Di sisi dunia usaha, pabrik-pabrik sektor manufaktur merasakan pukulan dahsyat akibat penerapan PPKM. IHS Markit melaporkan PMI manufaktur Indonesia berada di 40,1 pada Juli 2021. Anjlok dibandingkan bulan sebelumnya yang sebesar 53,5 sekaligus menjadi yang terendah sejak Juni tahun lalu.
|
“Peningkatan kasus Covid-19 menyebabkan pemerintah harus menerapkan PPKM yang membatasi mobilitas masyarakat. Efek dari kebijakan ini terjadi di sisi permintaan, produksi, dan tenaga kerja,” sebut keterangan tertulis IHS Markit.
Produksi (output) maupun pemesanan baru (new orders) turun ke posisi terendah sejak Mei 2020, mengakhiri kenaikan selama delapan bulan beruntun. Pandemi yang kembali mengganas membuat produksi dan permintaan berkurang. Tidak hanya di dalam negeri, permintaan ekspor juga turun, kali pertama dalam empat bulan.

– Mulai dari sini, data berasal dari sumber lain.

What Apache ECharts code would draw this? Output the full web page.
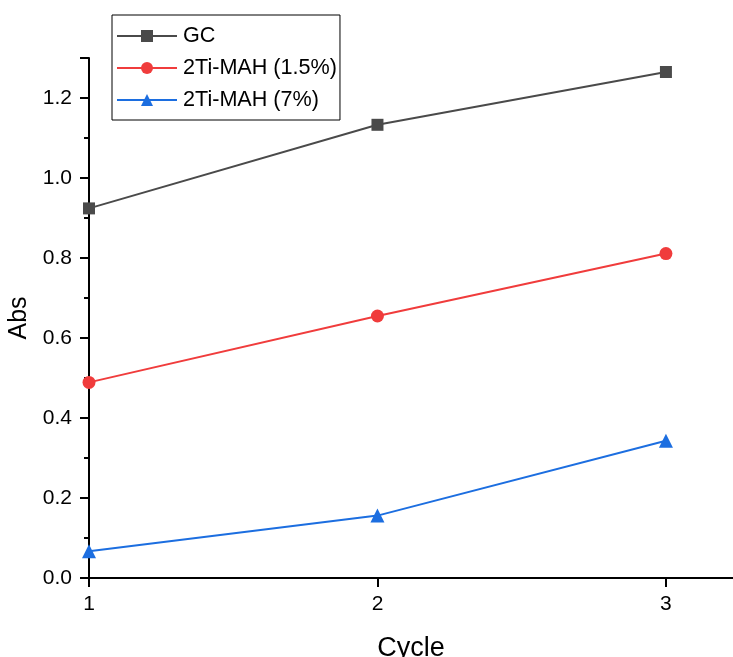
<!DOCTYPE html>
<html>
<head>
<meta charset="utf-8">
<script src="https://cdn.jsdelivr.net/npm/echarts@6/dist/echarts.min.js"></script>
<style>
  html, body { margin: 0; padding: 0; background: #fff; }
  #chart { width: 733px; height: 657px; }
</style>
</head>
<body>
<div id="chart"></div>
<script>
// cycle numbers on x
var cycles = [1, 2, 3];
// absorbance per series
var gcAbs = [0.924, 1.133, 1.265];
var ti15Abs = [0.489, 0.655, 0.811];
var ti7Abs = [0.067, 0.156, 0.343];
var seriesNames = ['GC', '2Ti-MAH (1.5%)', '2Ti-MAH (7%)'];
var xTicks = [1, 2, 3];

function pairs(xs, ys) {
    return xs.map(function (x, i) { return [x, ys[i]]; });
}

var font = 'Liberation Sans, Arial, sans-serif';
var chart = echarts.init(document.getElementById('chart'));

chart.setOption({
    animation: false,
    grid: { left: 89, right: 0, top: 58, bottom: 79, outerBoundsMode: 'none', containLabel: false },
    legend: {
        orient: 'vertical',
        left: 112,
        top: 15,
        itemWidth: 60,
        itemHeight: 15,
        itemGap: 10,
        padding: [10, 3, 9, 4],
        borderColor: '#000',
        borderWidth: 1,
        textStyle: { fontFamily: font, fontSize: 21.6, color: '#000', padding: [0, 0, 0, 1] },
        data: seriesNames
    },
    xAxis: {
        type: 'value',
        min: 1,
        max: 3.2325,
        interval: 1,
        name: 'Cycle',
        nameLocation: 'middle',
        nameGap: 57,
        nameTextStyle: { fontFamily: font, fontSize: 27, color: '#000' },
        axisLine: { lineStyle: { color: '#000', width: 2 } },
        axisTick: { inside: false, length: 9, customValues: xTicks, lineStyle: { color: '#000', width: 2 } },
        axisLabel: {
            fontFamily: font, fontSize: 21, color: '#000', margin: 16,
            customValues: xTicks,
            formatter: function (v) { return String(v); }
        },
        splitLine: { show: false }
    },
    yAxis: {
        type: 'value',
        min: 0,
        max: 1.3,
        interval: 0.2,
        name: 'Abs',
        nameLocation: 'middle',
        nameGap: 55,
        nameTextStyle: { fontFamily: font, fontSize: 25, color: '#000' },
        axisLine: { show: true, lineStyle: { color: '#000', width: 2 } },
        axisTick: { show: true, length: 9, lineStyle: { color: '#000', width: 2 } },
        minorTick: { show: true, splitNumber: 2, length: 5, lineStyle: { color: '#000', width: 2 } },
        axisLabel: {
            fontFamily: font, fontSize: 21, color: '#000', margin: 17,
            showMaxLabel: false,
            formatter: function (v) { return v.toFixed(1); }
        },
        splitLine: { show: false }
    },
    series: [
        {
            name: seriesNames[0], type: 'line', data: pairs(cycles, gcAbs),
            symbol: 'rect', symbolSize: 12,
            lineStyle: { color: '#4a4a4a', width: 2 },
            itemStyle: { color: '#4a4a4a' }
        },
        {
            name: seriesNames[1], type: 'line', data: pairs(cycles, ti15Abs),
            symbol: 'circle', symbolSize: 13,
            lineStyle: { color: '#f03c3c', width: 2 },
            itemStyle: { color: '#f03c3c' }
        },
        {
            name: seriesNames[2], type: 'line', data: pairs(cycles, ti7Abs),
            symbol: 'triangle', symbolSize: 14,
            lineStyle: { color: '#1c6ee0', width: 2 },
            itemStyle: { color: '#1c6ee0' }
        }
    ]
});
</script>
</body>
</html>
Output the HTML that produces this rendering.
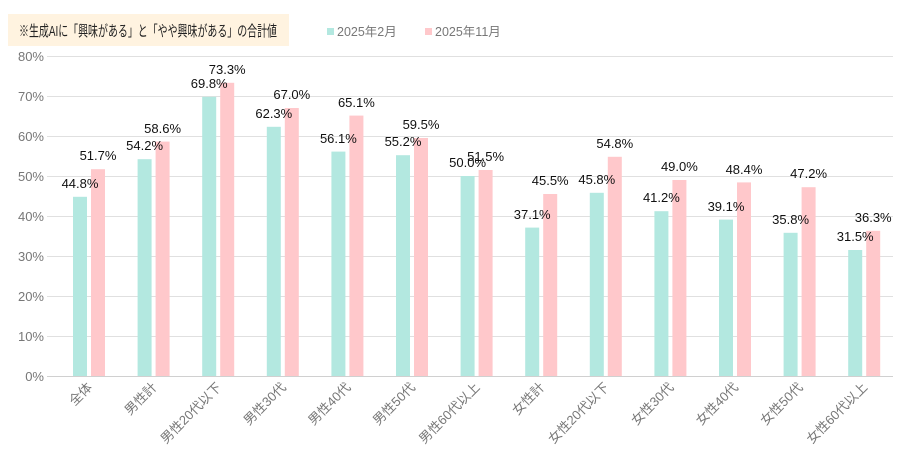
<!DOCTYPE html>
<html><head><meta charset="utf-8"><style>
body{margin:0;background:#fff;}
svg{display:block;font-family:"Liberation Sans","Noto Sans CJK JP",sans-serif;}
</style></head><body>
<svg width="907" height="466" viewBox="0 0 907 466">
<rect x="8" y="14" width="281" height="32" fill="#fff3e0"/>
<text x="19" y="36" font-size="15" fill="#222" textLength="258" lengthAdjust="spacingAndGlyphs">※生成AIに「興味がある」と「やや興味がある」の合計値</text>
<rect x="327" y="28" width="7" height="7" fill="#b3e8e0"/>
<text x="337" y="36" font-size="12.5" fill="#777">2025年2月</text>
<rect x="425" y="28" width="7" height="7" fill="#ffc8cb"/>
<text x="435" y="36" font-size="12.5" fill="#777">2025年11月</text>
<g stroke="#e0e0e0" stroke-width="1">
<line x1="47" x2="893" y1="56.5" y2="56.5"/><line x1="47" x2="893" y1="96.5" y2="96.5"/>
<line x1="47" x2="893" y1="136.5" y2="136.5"/><line x1="47" x2="893" y1="176.5" y2="176.5"/>
<line x1="47" x2="893" y1="216.5" y2="216.5"/><line x1="47" x2="893" y1="256.5" y2="256.5"/>
<line x1="47" x2="893" y1="296.5" y2="296.5"/><line x1="47" x2="893" y1="336.5" y2="336.5"/>
</g>
<line x1="47" x2="893" y1="376.5" y2="376.5" stroke="#d0d0d0"/>
<g font-size="13" fill="#777" text-anchor="end">
<text x="44" y="61">80%</text><text x="44" y="101">70%</text><text x="44" y="141">60%</text>
<text x="44" y="181">50%</text><text x="44" y="221">40%</text><text x="44" y="261">30%</text>
<text x="44" y="301">20%</text><text x="44" y="341">10%</text><text x="44" y="381">0%</text>
</g>
<g fill="#b3e8e0">
<rect x="73" y="196.8" width="14" height="179.2"/>
<rect x="137.6" y="159.2" width="14" height="216.8"/>
<rect x="202.2" y="96.8" width="14" height="279.2"/>
<rect x="266.8" y="126.8" width="14" height="249.2"/>
<rect x="331.4" y="151.6" width="14" height="224.4"/>
<rect x="396" y="155.2" width="14" height="220.8"/>
<rect x="460.6" y="176" width="14" height="200"/>
<rect x="525.2" y="227.6" width="14" height="148.4"/>
<rect x="589.8" y="192.8" width="14" height="183.2"/>
<rect x="654.4" y="211.2" width="14" height="164.8"/>
<rect x="719" y="219.6" width="14" height="156.4"/>
<rect x="783.6" y="232.8" width="14" height="143.2"/>
<rect x="848.2" y="250" width="14" height="126"/>
</g>
<g fill="#ffc8cb">
<rect x="91" y="169.2" width="14" height="206.8"/>
<rect x="155.6" y="141.6" width="14" height="234.4"/>
<rect x="220.2" y="82.8" width="14" height="293.2"/>
<rect x="284.8" y="108" width="14" height="268"/>
<rect x="349.4" y="115.6" width="14" height="260.4"/>
<rect x="414" y="138" width="14" height="238"/>
<rect x="478.6" y="170" width="14" height="206"/>
<rect x="543.2" y="194" width="14" height="182"/>
<rect x="607.8" y="156.8" width="14" height="219.2"/>
<rect x="672.4" y="180" width="14" height="196"/>
<rect x="737" y="182.4" width="14" height="193.6"/>
<rect x="801.6" y="187.2" width="14" height="188.8"/>
<rect x="866.2" y="230.8" width="14" height="145.2"/>
</g>
<g font-size="13" fill="#111" text-anchor="middle">
<text x="80" y="188">44.8%</text><text x="98" y="160">51.7%</text>
<text x="144.6" y="150">54.2%</text><text x="162.6" y="133">58.6%</text>
<text x="209.2" y="88">69.8%</text><text x="227.2" y="74">73.3%</text>
<text x="273.8" y="118">62.3%</text><text x="291.8" y="99">67.0%</text>
<text x="338.4" y="143">56.1%</text><text x="356.4" y="107">65.1%</text>
<text x="403" y="146">55.2%</text><text x="421" y="129">59.5%</text>
<text x="467.6" y="167">50.0%</text><text x="485.6" y="161">51.5%</text>
<text x="532.2" y="219">37.1%</text><text x="550.2" y="185">45.5%</text>
<text x="596.8" y="184">45.8%</text><text x="614.8" y="148">54.8%</text>
<text x="661.4" y="202">41.2%</text><text x="679.4" y="171">49.0%</text>
<text x="726" y="211">39.1%</text><text x="744" y="174">48.4%</text>
<text x="790.6" y="224">35.8%</text><text x="808.6" y="178">47.2%</text>
<text x="855.2" y="241">31.5%</text><text x="873.2" y="222">36.3%</text>
</g>
<g font-size="13" fill="#777" text-anchor="end">
<text transform="translate(93,388) rotate(-45)">全体</text>
<text transform="translate(157.6,388) rotate(-45)">男性計</text>
<text transform="translate(222.2,388) rotate(-45)">男性20代以下</text>
<text transform="translate(286.8,388) rotate(-45)">男性30代</text>
<text transform="translate(351.4,388) rotate(-45)">男性40代</text>
<text transform="translate(416,388) rotate(-45)">男性50代</text>
<text transform="translate(480.6,388) rotate(-45)">男性60代以上</text>
<text transform="translate(545.2,388) rotate(-45)">女性計</text>
<text transform="translate(609.8,388) rotate(-45)">女性20代以下</text>
<text transform="translate(674.4,388) rotate(-45)">女性30代</text>
<text transform="translate(739,388) rotate(-45)">女性40代</text>
<text transform="translate(803.6,388) rotate(-45)">女性50代</text>
<text transform="translate(868.2,388) rotate(-45)">女性60代以上</text>
</g>
</svg>
</body></html>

Di tengah ketidakpastian akibat gelombang serangan kedua virus corona, pengusaha manufaktur Indonesia memilih untuk mengurangi pegawai. Responden mengungkapkan bahwa Pemutusan Hubungan Kerja (PHK) telah terjadi akibat penerapan PPKM. Meski begitu, dunia usaha menegaskan bahwa ini hanya sementara.
Secara umum, pelaku usaha manufaktur masih optimistis memandang prospek produksi 12 bulan ke depan. Dunia usaha berharap kondisi pandemi Covid-19 bisa membaik, yang bisa memulihkan permintaan.
“Gelombang serangan kedua Covid-19 telah memukul sektor manufaktur Indonesia. Selain gangguan produksi dan permintaan, dunia usaha juga mengalami hambatan dalam mendatangkan bahan baku. Ketidakpastian yang meningkat juga membuat dunia usaha untuk mengurangi pekerja dengan laju tercepat sejak Juni 2020, meski banyak yang menilai ini hanya sementara karena penerapan PPKM,” sebut Jingyi Pan, Economics Associate Director di IHS Markit, seperti dikutip dari keterangan tertulis.
Sementara di level rumah tangga, jeritan itu tergambar dari data inflasi. Badan Pusat Statistik (BPS) mengumumkan pada Juli 2021 terjadi inflasi 0,08% dibandingkan bulan sebelumnya (month-to-month/mtm). Sementara dibandingkan Juli 2020 (year-on-year/yoy), terjadi inflasi 1,52%.
Namun yang perlu menjadi perhatian adalah inflasi ini. Pos ini berisi barang dan jasa yang harganya sudah naik-turun. Saat inflasi inti melambat, artinya dunia usaha memilih untuk menahan diri menaikkan harga karena khawatir produknya tidak bisa terjual. Jadi, inflasi inti menggambarkan daya beli masyarakat.
Pada Juli 2021, inflasi inti tercatat 1,4% yoy. Melambat dibandingkan bulan sebelumnya yang sebesar 1,49% yoy.
|
“Pada Jul 2021, inflasi inti adalah 0,07% mtm. Mei sampai Jul menujukkan penurunan meski msh positif,” kata Margo Yuwono, Kepala BPS.
Apa boleh buat. Ancaman PHK membuat pendapatan rumah tangga menjadi penuh tanda tanya. Mengurangi konsumsi adalah pilihan yang paling masuk akal.
Oleh karena itu, prospek ekonomi Indonesia menjadi penuh ketidakpastian. So, sangat wajar berbagai institusi merevisi ke bawah proyeksi pertumbuhan ekonomi Ibu Pertiwi.